The big take away is that while Early admit rates are higher however that doesn't necessarily mean ones individual chances of getting in have an increased probability. There are many factors that diminish one's chances of getting admitted early.

Factor 1: All the strongest applicants at an given school apply early and get cherry picked off. You will be competing with the smartest kids who want to go to that college and & want to avoid applying during in the RD round. So all the strongest applicants for Huntsman and Wharton are going to apply early, especially if those programs are their top 2 choices. By the same token, all the smartest students who have pre-selected Princeton or Duke or Dartmouth as their top choice will apply early. And so forth down the line.

Factor 2: If you have are an ALDC or have a hook, applying early will improve your odds. That means any recruited athlete, legacy, development candidate, child of faculty, Black, LatinX, Indigenous, Non-CIS, low income, first generation college applicant will get a large singular bump, or a compounded bump if they have multiple tags. So a PG football player from Deerfield or Choate who is both a recruited athlete, black, low income and first gen. may have a 10X advantage. If you are just a legacy, you might have a 3-5X improved chance of getting in during the early round.

Factor 3: Most HS students are unaware that most of these schools work closely with community based programs like Questbridge, Posse and Fritch and Strong Scholarships, Jack Kent Cooke, Coca Cola, Gates, etc. These programs successfully match up to 75-100 student at each of these schools which can be like 10%-15% of the admitted ED/EA roster.

A rule of thumb is not to apply early if:

-Your grades are on an upward trend and you need another semester of rigorous coursework (APs/IBs) + grades to improve your UWGPA/WGPA

-You are aiming to take the ACT or SAT in the Fall and need that test score improvement to make your application more competitive (50% percentile range)

-Your ECs are not at the top of their "A" game and you need more time to curate a "SPIKE" or "WOW FACTOR" activity. Ivys/Elite definitely reward someone with a WOW factor.

-You need more time and effort to write better essays

Therefore, it's really hard to tell if you would have better chance of applying early to any of these schools vs the CV chancing rate. Since 3/5 are reach schools are the other 2 are borderline reaches, with the exception of UVA, I think all of them will be challenging to get into early. I don't know whether you can make improvement on your application components. If you can, perhaps, consider applying to all of those during RD when have a better odds and the pool is weaker across the board.

Good luck.

5
1
2 years ago

I would recommend stepping back and thinking about your goals. Applying early may or may not help your chances, but in any case, you want to make sure that you are applying ED to the school you would choose over all other options.
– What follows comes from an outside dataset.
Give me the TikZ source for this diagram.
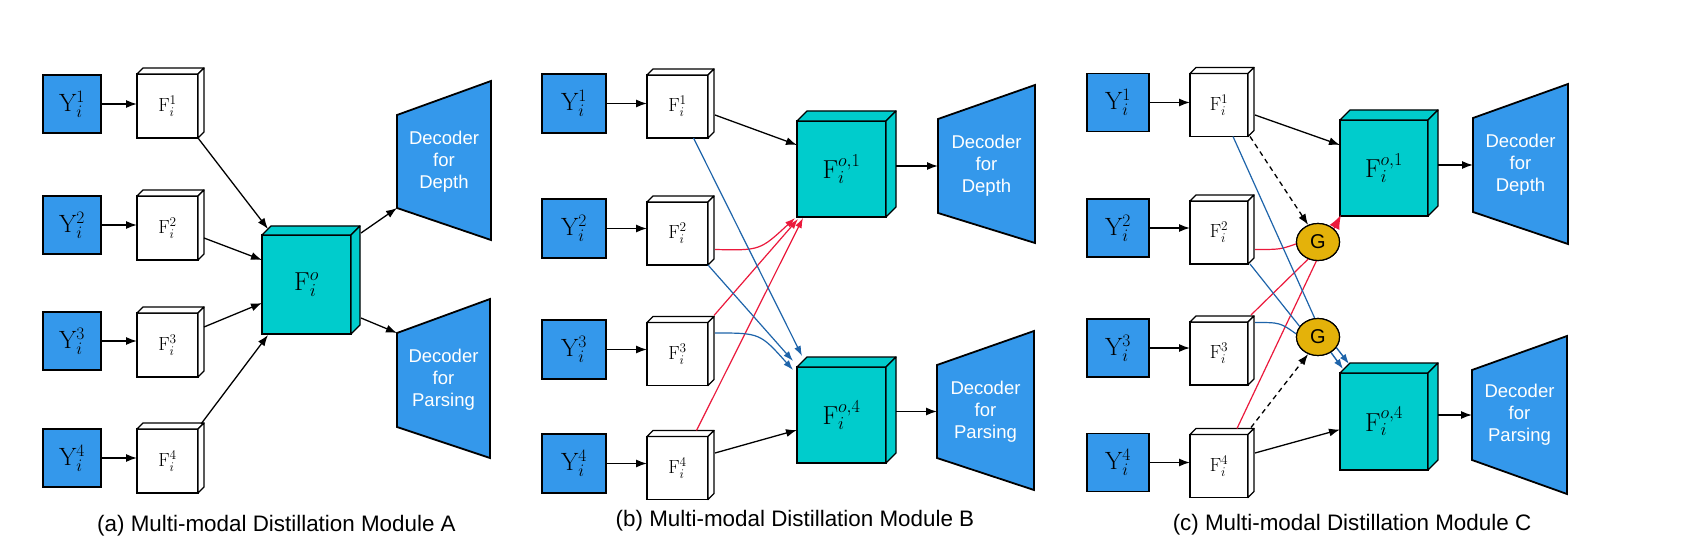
\RequirePackage{fix-cm}
\documentclass[tikz,border=0pt]{standalone}
\usepackage{fontspec}
\newfontfamily\lib{Liberation Sans}
\usetikzlibrary{arrows.meta,calc,shapes.geometric}
\definecolor{yblue}{RGB}{52,152,235}
\definecolor{fcyan}{RGB}{0,204,204}
\definecolor{ared}{RGB}{235,25,60}
\definecolor{ablue}{RGB}{30,100,170}
\definecolor{ggold}{RGB}{228,178,10}
\newcommand{\cubefaces}[3]{%
  \draw[face, fill=#3] (#1.north west) -- ++(#2,-#2) -- ($(#1.north east)+(#2,-#2)$) -- (#1.north east) -- cycle;
  \draw[face, fill=#3] (#1.north east) -- ++(#2,-#2) -- ($(#1.south east)+(#2,-#2)$) -- (#1.south east) -- cycle;}
\newcommand{\decoder}[8]{%
  \draw[dec] (#2,#3) -- (#5,#6) -- (#5,#7) -- (#2,#4) -- cycle;
  \coordinate (#1-tl) at (#2,#3);
  \coordinate (#1-bl) at (#2,#4);
  \coordinate (#1-l) at (#2,{(#3+#4)/2});
  \node[dectext] (#1) at ({(#2+#5)/2},{(#3+#4)/2}) {#8};}
\begin{document}
\begin{tikzpicture}[x=1pt,y=-1pt,
  ybox/.style={draw, line width=1.4pt, fill=yblue, inner sep=0pt, outer sep=0pt, font=\fontsize{25}{30}\selectfont},
  fbox/.style={draw, line width=1.4pt, fill=white, inner sep=0pt, outer sep=0pt, font=\fontsize{19}{23}\selectfont},
  obox/.style={draw, line width=1.6pt, fill=fcyan, inner sep=0pt, outer sep=0pt, font=\fontsize{26}{31}\selectfont},
  face/.style={line width=1.3pt, line join=round},
  dec/.style={draw, line width=1.8pt, fill=yblue, line join=miter},
  dectext/.style={text=white, font=\lib\fontsize{18.5}{22}\selectfont, align=center, inner sep=0pt},
  capt/.style={font=\lib\fontsize{22.4}{26}\selectfont, inner sep=0pt},
  arr/.style={-{Latex[length=11pt,width=8pt]}, line width=1.3pt},
  redarr/.style={-{Latex[length=10pt,width=7pt]}, line width=1.2pt, draw=ared, color=ared},
  bluearr/.style={-{Latex[length=10pt,width=7pt]}, line width=1.2pt, draw=ablue, color=ablue},
  redline/.style={line width=1.2pt, draw=ared},
  blueline/.style={line width=1.2pt, draw=ablue},
  dasharr/.style={arr, dash pattern=on 5pt off 4pt},
  gnode/.style={ellipse, draw, line width=1.2pt, fill=ggold, minimum width=43pt, minimum height=37pt, inner sep=0pt, font=\lib\fontsize{20}{24}\selectfont}
]
\useasboundingbox (0,0) rectangle (1690,556);
\fill[white] (0,0) rectangle (1690,556);

% ---------------- Panel A ----------------
\foreach \k/\yy/\fy in {1/104/106, 2/225/228, 3/341/345, 4/458/461}{
  \node[ybox, minimum width=58pt, minimum height=58pt] (ya\k) at (72,\yy) {$\mathrm{Y}_i^{\k}$};
  \node[fbox, minimum width=61pt, minimum height=64pt] (fa\k) at (167.5,\fy) {$\mathrm{F}_i^{\k}$};
  \cubefaces{fa\k}{6}{white}
  \draw[arr] (ya\k.east) -- (ya\k.east -| fa\k.west);
}
\node[obox, minimum width=89pt, minimum height=99pt] (foa) at (306.5,284.5) {$\mathrm{F}_i^{o}$};
\cubefaces{foa}{9}{fcyan}
\decoder{deca}{397}{115}{208}{491}{81}{240}{Decoder\\for\\Depth}
\decoder{decpa}{397}{333}{427}{490}{299}{458}{Decoder\\for\\Parsing}
\draw[arr] (fa1.south east) -- ($(foa.north west)+(6,-6)$);
\draw[arr] ($(fa2.east)+(6,10)$) -- ($(foa.north west)+(0,25)$);
\draw[arr] ($(fa3.east)+(6,-18)$) -- ($(foa.south west)+(0,-31)$);
\draw[arr] ($(fa4.north east)+(3,-5)$) -- ($(foa.south west)+(6,1)$);
\draw[arr] ($(foa.north east)+(10,-2)$) -- (deca-bl);
\draw[arr] ($(foa.south east)+(10,-16)$) -- (decpa-tl);
\node[capt] (capa) at (276.5,526) {(a) Multi-modal Distillation Module A};

% ---------------- Panel B ----------------
\foreach \k/\yy/\fy in {1/103.5/106.5, 2/228.5/233.5, 3/349.5/354, 4/463.5/468}{
  \node[ybox, minimum width=64pt, minimum height=59pt] (yb\k) at (574,\yy) {$\mathrm{Y}_i^{\k}$};
  \node[fbox, minimum width=61pt, minimum height=63pt] (fb\k) at (677.5,\fy) {$\mathrm{F}_i^{\k}$};
  \cubefaces{fb\k}{6}{white}
  \draw[arr] (yb\k.east) -- (yb\k.east -| fb\k.west);
}
\node[obox, minimum width=89pt, minimum height=96pt] (fob1) at (841.5,169) {$\mathrm{F}_i^{o,1}$};
\cubefaces{fob1}{10}{fcyan}
\node[obox, minimum width=89pt, minimum height=96pt] (fob4) at (841.5,415) {$\mathrm{F}_i^{o,4}$};
\cubefaces{fob4}{10}{fcyan}
\decoder{decb}{938}{119}{213}{1035}{85}{243}{Decoder\\for\\Depth}
\decoder{decpb}{937}{365}{458}{1034}{331}{490}{Decoder\\for\\Parsing}
\draw[arr] ($(fb1.east)+(7,8.5)$) -- ($(fob1.west)+(0,-24)$);
\draw[arr] ($(fb4.east)+(7,-15)$) -- ($(fob4.west)+(0,15)$);
\draw[arr] ($(fob1.east)+(10,-3)$) -- (decb-l);
\draw[arr] ($(fob4.east)+(10,-3.5)$) -- (decpb-l);
% red: to F^{o,1}
\draw[redarr] ($(fb2.east)+(7,16)$) .. controls +(45,1) .. ($(fob1.south west)+(-2,1)$);
\draw[redarr] ($(fb3.north east)+(6,-7)$) -- ($(fob1.south west)+(1,2)$);
\draw[redarr] ($(fb4.north)+(19,-6)$) -- ($(fob1.south west)+(6,1)$);
% blue: to F^{o,4}
\draw[bluearr] ($(fb1.south)+(16,0)$) -- ($(fob4.north west)+(5,-11)$);
\draw[bluearr] (fb2.south east) -- ($(fob4.north west)+(-4,-6)$);
\draw[bluearr] ($(fb3.east)+(7,-21)$) .. controls +(45,0) .. ($(fob4.north west)+(-4,3)$);
\node[capt] (capb) at (795,521) {(b) Multi-modal Distillation Module B};

% ---------------- Panel C ----------------
\foreach \k/\yy/\fy in {1/102.5/105, 2/228/232.5, 3/348/353.5, 4/462.5/466}{
  \node[ybox, minimum width=62pt, minimum height=58pt] (yc\k) at (1118,\yy) {$\mathrm{Y}_i^{\k}$};
  \node[fbox, minimum width=58pt, minimum height=63pt] (fc\k) at (1219,\fy) {$\mathrm{F}_i^{\k}$};
  \cubefaces{fc\k}{6}{white}
  \draw[arr] (yc\k.east) -- (yc\k.east -| fc\k.west);
}
\node[obox, minimum width=88pt, minimum height=96pt] (foc1) at (1384,168) {$\mathrm{F}_i^{o,1}$};
\cubefaces{foc1}{10}{fcyan}
\node[obox, minimum width=88pt, minimum height=97pt] (foc4) at (1384,421.5) {$\mathrm{F}_i^{o,4}$};
\cubefaces{foc4}{10}{fcyan}
\decoder{decc}{1473}{118}{212}{1568}{84}{244}{Decoder\\for\\Depth}
\decoder{decpc}{1472}{370}{460}{1567}{336}{494}{Decoder\\for\\Parsing}
\node[gnode] (g1) at (1318,242) {G};
\node[gnode] (g2) at (1318,337) {G};
\draw[arr] ($(fc1.east)+(7,10)$) -- ($(foc1.west)+(0,-23)$);
\draw[arr] ($(fc4.east)+(7,-13)$) -- ($(foc4.west)+(0,8)$);
\draw[arr] ($(foc1.east)+(10,-3)$) -- (decc-l);
\draw[arr] ($(foc4.east)+(10,-6.5)$) -- (decpc-l);
\draw[dasharr] ($(fc1.south east)+(2,0)$) -- (g1.120);
\draw[dasharr] ($(fc4.north east)+(3,-7)$) -- (g2.240);
% red into G1
\draw[redline] ($(fc2.east)+(7,17)$) .. controls +(25,0) .. (g1.185);
\draw[redline] ($(fc3.north east)+(3,-7)$) -- (g1.240);
\draw[redline] ($(fc4.north)+(18,-6)$) -- (g1.265);
\draw[-{Latex[length=14pt,width=11pt]}, line width=1.3pt, draw=ared, color=ared] (g1.40) -- ($(foc1.south west)+(1,-1)$);
% blue into G2
\draw[blueline] ($(fc1.south)+(14,0)$) -- (g2.100);
\draw[blueline] ($(fc2.south east)+(2,0)$) -- (g2.150);
\draw[blueline] ($(fc3.east)+(7,-31)$) .. controls +(25,0) .. (g2.172);
\draw[bluearr, line width=1.4pt] (g2.-50) -- ($(foc4.north west)+(3,-4)$);
\draw[bluearr, line width=1.4pt] (g2.-30) -- ($(foc4.north west)+(9,-9)$);
\node[gnode] at (g1) {G};
\node[gnode] at (g2) {G};
\node[capt] (capc) at (1352,525) {(c) Multi-modal Distillation Module C};
\end{tikzpicture}
\end{document}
Throughout my career as a college apps consultant, I have always recommended that my clients apply ED to the one school that was at the top of their list, regardless of selectivity or prestige. ED works best when admissions officers can sense a very keen interest in their school dripping off the page. After you choose one school to apply ED to, I'd say that you should then apply EA to schools if you feel that you do not need extra time to present your best academic performance and essays. Hope this helps!